SINGAPORE – Prices of liquefied natural gas (LNG) are levelling out in Asia thanks to a move by China to buy less on the global market and more from Russian sellers desperate to strike deals on the sidelines.

Russia is scrambling to sell energy exports like LNG and crude oil, given the sanctions imposed by many major markets in the wake of its invasion of Ukraine in late February.

China’s indifference to Western sanctions means it can easily take advantage of Moscow’s desperation to sell LNG at attractive and preferential discounted prices.

The deals it is making with Moscow means it does not have to compete with other buyers on the world market – especially Europeans rushing to build up LNG supplies before winter – and this is helping keep global prices capped.

Mr Toby Copson, global head of trading and advisory at Trident LNG, said Asia and Europe have benefited significantly from China’s lacklustre dealings in the LNG spot market.

“If they had been competing, prices would have been several magnitudes higher due to how tight the market has been,” he added.

China’s imports of Russian LNG hit 671,105 tonnes in August, close to a two-year high, official Chinese data noted on Tuesday.

Imports from Russia were also up 36.7 per cent from the same period in 2021 and 63.8 per cent ahead of July’s 409,682 tonnes.

Mr Copson added that China has been a crafty seller of LNG as well. “It has been selling contractual volumes from its portfolios and hedging those sales in effect with cheaper Russian supply at a discount, so commercially, it’s been a clever move.”

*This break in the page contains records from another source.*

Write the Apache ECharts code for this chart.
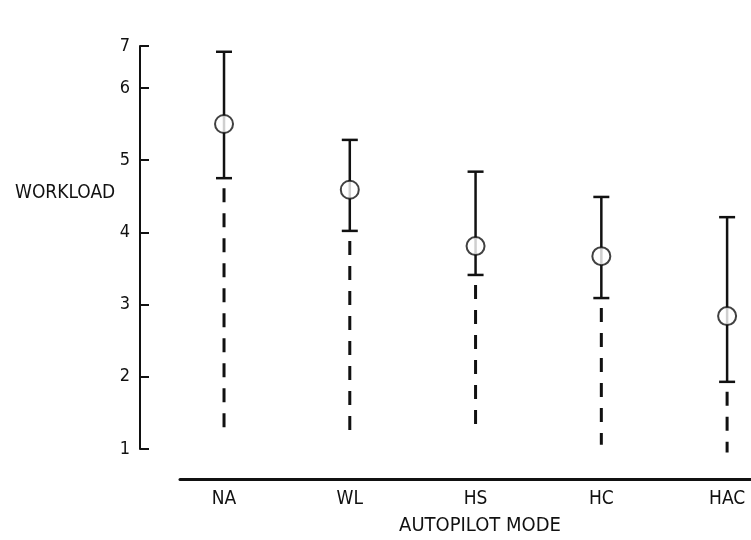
<!DOCTYPE html>
<html>
<head>
<meta charset="utf-8">
<script src="https://cdn.jsdelivr.net/npm/echarts@6/dist/echarts.min.js"></script>
<style>
  html, body { margin: 0; padding: 0; background: #fff; }
  #chart { width: 751px; height: 540px; }
</style>
</head>
<body>
<div id="chart"></div>
<script>
var categories = ['NA', 'WL', 'HS', 'HC', 'HAC'];
// mean workload (circles)
var means = [5.5, 4.59, 3.81, 3.67, 2.84];
// solid bar ends (caps)
var upper = [6.5, 5.28, 4.84, 4.49, 4.21];
var lower = [4.75, 4.02, 3.41, 3.09, 1.93];
// bottom of the dashed part
var dashLow = [1.26, 1.17, 1.24, 1.06, 0.95];
// y ticks: the top tick of the original is drawn short of 7 but labelled 7
var yTickValues = [1, 2, 3, 4, 5, 6, 6.58];
var yTickLabels = ['1', '2', '3', '4', '5', '6', '7'];

var font = "'Liberation Sans Narrow', 'DejaVu Sans Condensed', sans-serif";

var chart = echarts.init(document.getElementById('chart'));

function idx(arr) {
    return arr.map(function (v, i) { return [i, v]; });
}

var option = {
    animation: false,
    title: [
        {
            text: 'WORKLOAD',
            left: 10, top: 179,
            textStyle: { fontFamily: font, fontSize: 19, fontWeight: 'normal', color: '#111' }
        },
        {
            text: 'AUTOPILOT MODE',
            left: 475, top: 511, textAlign: 'center',
            textStyle: { fontFamily: font, fontSize: 20, fontWeight: 'normal', color: '#111' }
        }
    ],
    grid: { left: 180, right: 0, top: 46, bottom: 91 },
    xAxis: {
        type: 'value',
        min: -0.35,
        max: 4.19,
        offset: 30,
        splitLine: { show: false },
        axisLine: { show: true, onZero: false, lineStyle: { color: '#111', width: 3 } },
        axisTick: { show: false },
        axisLabel: {
            customValues: [0, 1, 2, 3, 4],
            formatter: function (v) { return categories[v]; },
            fontFamily: font, fontSize: 19, color: '#111', margin: 11
        }
    },
    yAxis: {
        type: 'value',
        min: 1,
        max: 6.58,
        offset: 40,
        splitLine: { show: false },
        axisLine: { show: true, onZero: false, lineStyle: { color: '#111', width: 2 } },
        axisTick: {
            show: true, inside: true, length: 9,
            customValues: yTickValues,
            lineStyle: { color: '#111', width: 2 }
        },
        axisLabel: {
            customValues: yTickValues,
            formatter: function (v) { return yTickLabels[yTickValues.indexOf(v)]; },
            fontFamily: font, fontSize: 18, color: '#111', margin: 10
        }
    },
    series: [
        {
            // dashed lower range, drawn downward from just under the lower cap
            type: 'custom',
            data: categories.map(function (c, i) { return [i, dashLow[i], lower[i]]; }),
            renderItem: function (params, api) {
                var p0 = api.coord([api.value(0), api.value(1)]);
                var p1 = api.coord([api.value(0), api.value(2)]);
                return {
                    type: 'line',
                    shape: { x1: p1[0], y1: p1[1] + 10, x2: p0[0], y2: p0[1] },
                    style: { stroke: '#111', lineWidth: 3, lineDash: [14, 11] }
                };
            },
            silent: true,
            z: 2
        },
        {
            // solid error bar with caps
            type: 'custom',
            data: categories.map(function (c, i) { return [i, lower[i], upper[i]]; }),
            renderItem: function (params, api) {
                var lo = api.coord([api.value(0), api.value(1)]);
                var hi = api.coord([api.value(0), api.value(2)]);
                var w = 8;
                return {
                    type: 'group',
                    children: [
                        { type: 'line', shape: { x1: lo[0], y1: lo[1], x2: hi[0], y2: hi[1] },
                          style: { stroke: '#111', lineWidth: 2.5 } },
                        { type: 'line', shape: { x1: lo[0] - w, y1: lo[1], x2: lo[0] + w, y2: lo[1] },
                          style: { stroke: '#111', lineWidth: 2.5 } },
                        { type: 'line', shape: { x1: hi[0] - w, y1: hi[1], x2: hi[0] + w, y2: hi[1] },
                          style: { stroke: '#111', lineWidth: 2.5 } }
                    ]
                };
            },
            silent: true,
            z: 3
        },
        {
            type: 'scatter',
            data: idx(means),
            symbol: 'circle',
            symbolSize: 18,
            itemStyle: { color: '#fff', borderColor: '#111', borderWidth: 2 },
            z: 4
        }
    ]
};

chart.setOption(option);
</script>
</body>
</html>
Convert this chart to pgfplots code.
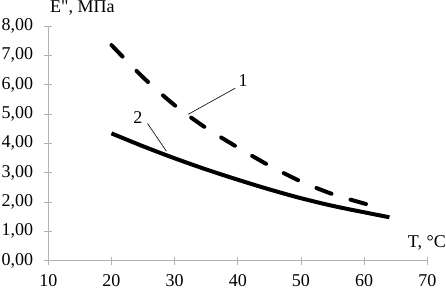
\documentclass[border=0pt]{standalone}
\usepackage{pgfplots}
\pgfplotsset{compat=1.18}
\usepackage{fontspec}
\setmainfont{Liberation Serif}
\newfontfamily\plainserif{Liberation Serif}
\begin{document}
\begin{tikzpicture}[font=\fontsize{18}{21}\selectfont]
\begin{axis}[
  scale only axis, width=379pt, height=234.7pt,
  xmin=10, xmax=70, ymin=0, ymax=8,
  axis x line=bottom, axis y line=left,
  axis line style={gray!60, -},
  xtick={10,20,...,70}, ytick={0,1,...,8},
  tick align=center, major tick length=8pt,
  tick style={gray!60, line width=0.6pt},
  every axis plot/.append style={black},
  /pgf/number format/assume math mode=true,
  ticklabel style={font=\fontsize{18}{21}\selectfont},
  yticklabel style={anchor=east, inner sep=0pt, xshift=-11pt, /pgf/number format/.cd, fixed, fixed zerofill, precision=2, use comma},
  xticklabel style={anchor=north, inner sep=0pt, yshift=-9.5pt, /pgf/number format/.cd, fixed, precision=0},
  clip=false,
]
\addplot[line width=4pt, dash pattern=on 16pt off 20pt, line cap=round, smooth] coordinates {
(20,7.35) (25,6.25) (30,5.30) (35,4.52) (40,3.86) (45,3.24) (50,2.70) (55,2.27) (60,1.95) (62,1.85)};
\addplot[line width=4pt, smooth] coordinates {
(20,4.34) (25,3.90) (30,3.49) (35,3.11) (40,2.76) (45,2.43) (50,2.13) (55,1.87) (60,1.65) (64,1.48)};
\draw[black, line width=0.6pt] (axis cs:39.6,5.88) -- (axis cs:32.15,4.99);
\node at (axis cs:40.85,6.15) {1};
\draw[black, line width=0.6pt] (axis cs:25.7,4.68) -- (axis cs:28.7,3.73);
\node at (axis cs:24.2,4.89) {2};
\node[anchor=base west, inner sep=0pt] at ([xshift=1.7pt,yshift=13pt]rel axis cs:0,1) {E{\plainserif"}, МПа};
\node[anchor=base east, inner sep=0pt] at ([xshift=18.7pt,yshift=13.5pt]rel axis cs:1,0) {T, °C};
\coordinate (sw) at (rel axis cs:0,0);
\coordinate (ne) at (rel axis cs:1,1);
\end{axis}
\pgfresetboundingbox
\path ([xshift=-48.3pt,yshift=-28.3pt]sw) rectangle ([xshift=18.7pt,yshift=26pt]ne);
\end{tikzpicture}
\end{document}
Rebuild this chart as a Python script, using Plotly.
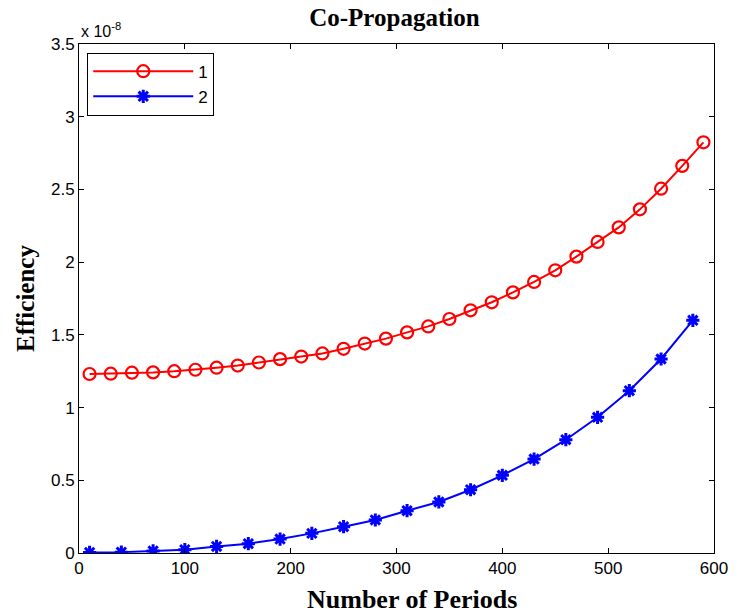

Mr Henning Gloystein, director of energy, climate and resources at Eurasia Group, said some of the Russian LNG cargoes bought by China at steep discounts could likely have been resold into the European market at higher prices.

Mr Ciaran Roe, global director of LNG at S&P Global Commodity Insights, said he expects China to expand its purchases of Russian LNG over the next few months.

“Recently, a larger number of short-term cargoes became available from Russia’s eastern LNG plant Sakhalin, and it is likely these cargoes will end up in China due to proximity and buying appetite,” he added, noting that the diminished pool of buyers is leading Moscow to offer considerable discounts.

The average LNG price for spot cargo being delivered in November to north-east Asia is estimated at US$45 to US$50 per million British thermal units, according to industry sources, markedly lower than October, when it is estimated to be around US$57 to US$60.